Reflecting telescopes are made of all sizes, up to the Cyclopean eye of the Subaru telescope which is 327 inches i diameter. The form of instrument to be preferred depends on the use to which it is to be put.
The loss of light in passing through glass lenses is about two-tenths.
The loss by reflection is often one-half. In view of this peculiarity and many others, it is held that a twenty-six-inch refractor is fully equal to any six-foot reflector.
The mounting of large telescopes demands the highest engineering ability. The whole instrument, with its vast weight , with its accompanying tube and appurtenances, must be pointed as accurately as a rifle, and held as steadily as the axis of the globe. To give it the required steadiness, the foundation on which it is placed is sunk deep in the earth, far from rail or other roads, and no part of the observatory is allowed to touch this support.
When a star is once found, the earth swiftly rotates the telescope away from it, and it passes out of the field. To avoid this, clock-work is so arranged that the great telescope follows the star by the hour, if required. It will take a star at its eastern rising, and hold it constantly in view while it climbs to the meridian and sinks in the west. The reflector demands still more difficult engineering.
A spectrum is a collection of the colors which are dispersed by a prism from any given light. If it is sunlight, it is a solar spectrum; if the source of light is a star, candle, glowing metal, or gas, it is the spectrum of a star, candle, glowing metal, or gas. An instrument to see these spectra is called a spectroscope.
Considering the infinite variety of light, and its easy modification and absorption, we should expect an immense number of spectra. A mere prism disperses the light so imperfectly that different orders of vibrations, perceived as colors, are mingled. No eye can tell where one commences or ends. Such a spectrum is said to be impure. What we want is that each point in the spectrum should be made of rays of the same number of vibrations.

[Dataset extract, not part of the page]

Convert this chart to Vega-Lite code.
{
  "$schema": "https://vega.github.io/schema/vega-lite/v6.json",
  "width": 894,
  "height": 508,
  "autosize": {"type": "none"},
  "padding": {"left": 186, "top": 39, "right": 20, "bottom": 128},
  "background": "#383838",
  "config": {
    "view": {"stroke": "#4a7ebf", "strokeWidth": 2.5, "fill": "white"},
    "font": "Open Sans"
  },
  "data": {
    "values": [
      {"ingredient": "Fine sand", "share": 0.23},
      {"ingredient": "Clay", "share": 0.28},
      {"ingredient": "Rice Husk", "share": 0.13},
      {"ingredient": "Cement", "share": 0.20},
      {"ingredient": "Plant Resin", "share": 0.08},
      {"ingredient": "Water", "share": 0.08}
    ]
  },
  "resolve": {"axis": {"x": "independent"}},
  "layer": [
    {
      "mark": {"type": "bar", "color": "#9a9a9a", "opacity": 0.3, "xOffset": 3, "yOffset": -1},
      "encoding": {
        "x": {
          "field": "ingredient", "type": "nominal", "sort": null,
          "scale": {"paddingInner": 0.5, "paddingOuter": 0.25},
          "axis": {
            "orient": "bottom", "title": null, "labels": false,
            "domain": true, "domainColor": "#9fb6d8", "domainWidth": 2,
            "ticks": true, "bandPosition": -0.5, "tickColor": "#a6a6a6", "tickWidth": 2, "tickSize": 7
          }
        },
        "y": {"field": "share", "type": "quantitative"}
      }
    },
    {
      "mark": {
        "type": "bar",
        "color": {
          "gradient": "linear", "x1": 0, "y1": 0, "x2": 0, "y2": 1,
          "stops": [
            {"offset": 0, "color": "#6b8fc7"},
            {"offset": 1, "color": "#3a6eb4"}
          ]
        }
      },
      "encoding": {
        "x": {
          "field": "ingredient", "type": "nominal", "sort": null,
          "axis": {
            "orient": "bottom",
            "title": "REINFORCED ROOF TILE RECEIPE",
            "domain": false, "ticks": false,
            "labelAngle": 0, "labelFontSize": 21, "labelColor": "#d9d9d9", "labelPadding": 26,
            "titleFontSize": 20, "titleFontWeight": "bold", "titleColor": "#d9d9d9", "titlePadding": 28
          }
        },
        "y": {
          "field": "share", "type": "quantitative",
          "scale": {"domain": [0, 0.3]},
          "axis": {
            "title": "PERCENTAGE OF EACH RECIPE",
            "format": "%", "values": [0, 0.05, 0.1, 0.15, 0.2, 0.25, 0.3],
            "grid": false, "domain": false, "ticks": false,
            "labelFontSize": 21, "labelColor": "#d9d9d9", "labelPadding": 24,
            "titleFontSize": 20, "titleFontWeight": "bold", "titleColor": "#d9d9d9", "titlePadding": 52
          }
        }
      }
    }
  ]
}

As we can let only a small beam of light pass through the prism, in studying celestial objects with a telescope and spectroscope we must, in every instance , contract the aperture of the instrument until we get only a small beam of light.
In order to have the colors thoroughly dispersed, the best instruments pass the beam of light through a series of prisms called a battery, each one spreading farther the colors which the previous ones had spread.
Fig. 18.—Spectra of glowing Hydrogen and the Sun.
In Fig. 18 is seen, in the lower part, a spectrum of the sun, with about a score of its thousands of lines made evident. In the upper part is seen the spectrum of bright lines given by glowing hydrogen gas.
These lines are given by no other known gas; they are its autograph.
It is readily observed that they precisely correspond with certain dark lines in the solar spectrum. Hence we easily know that a glowing gas gives the same bright lines that it absorbs from the light of another source passing through it—that is, glowing gas gives out the same rays of light that it absorbs when it is not glowing.
The subject becomes clearer by a study of the chromolithic plate. No. 1 represents the solar spectrum, with a few of its lines on an accurately graduated scale. No.3 shows the bright line of glowing sodium, and, corresponding to a dark line in the solar spectrum, shows the presence of salt in that body. No. 2 shows that potassium has some violet rays, but not all; and there being no dark line to correspond in the solar spectrum, we infer its absence from the sun.
No.6 shows the numerous lines and bands of barium—several red, orange, yellow, and four are very bright green ones. The lines given by any volatilized substances are always in the same place on the scale.